Baylis explains the way patenting works in practice: “You go to a registered patent office and they’ll do a scan to see if has been done before.  If it hasn’t been done before – it is not their job to say if there is a need for the product – then if you decide to file for a patent and you get it written up properly by a qualified patent attorney, who would put it into the patent office where it goes into a secure safe.”

“I want this activity to appear on camera in a police station near to you. In other words you’ve got this bright idea and you want to sit down and discuss it with someone on camera with a patent attorney and member of the police, there you have the evidence that you could use in a court of law if someone were to nick the idea.”

He also wants to see practicality brought to the forefront of education and envisages a qualification system for inventors.  This would start with a Bachelor in Invention where you would place your patent number after your name. It would progress to a Masters, obtained after you had started your own enterprise and employed a certain number of people.  And it would culminate with a Professorship once you go into production big time.

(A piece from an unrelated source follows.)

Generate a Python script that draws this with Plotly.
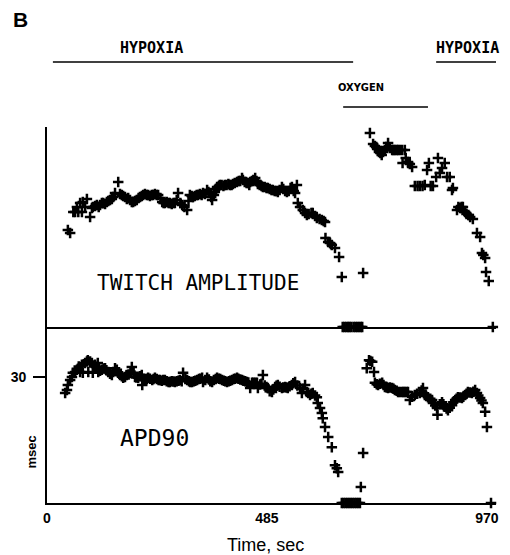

“That means you come to me looking for a job,” he says “I could look up the patent number and say cor blimey, she has invented a new teapot. It is the simplest of inventions that can change our lives, both socially and commercially, and that’s what I’m interested in. You don’t have to be a genius, it’s pure chance. I don’t get up in the morning and say I’m going to invent something. It doesn’t work like that; I have a life. It is an accident. Trip over something and say hang on, let me do it this way or that way.”

There is no denying Trevor Baylis has crammed a lot in one lifetime and is keen to stress that his quest for better intellectual property rules is not just about money, but about fairness.  “I’m a lucky boy,” he says a number of times “I built this house myself. I’ve got all the big boy’s toys. Got a boat outside that needs fixing, hot tub, swimming pool, e-Type Jaguar and Range Rover, what the hell else do you want?”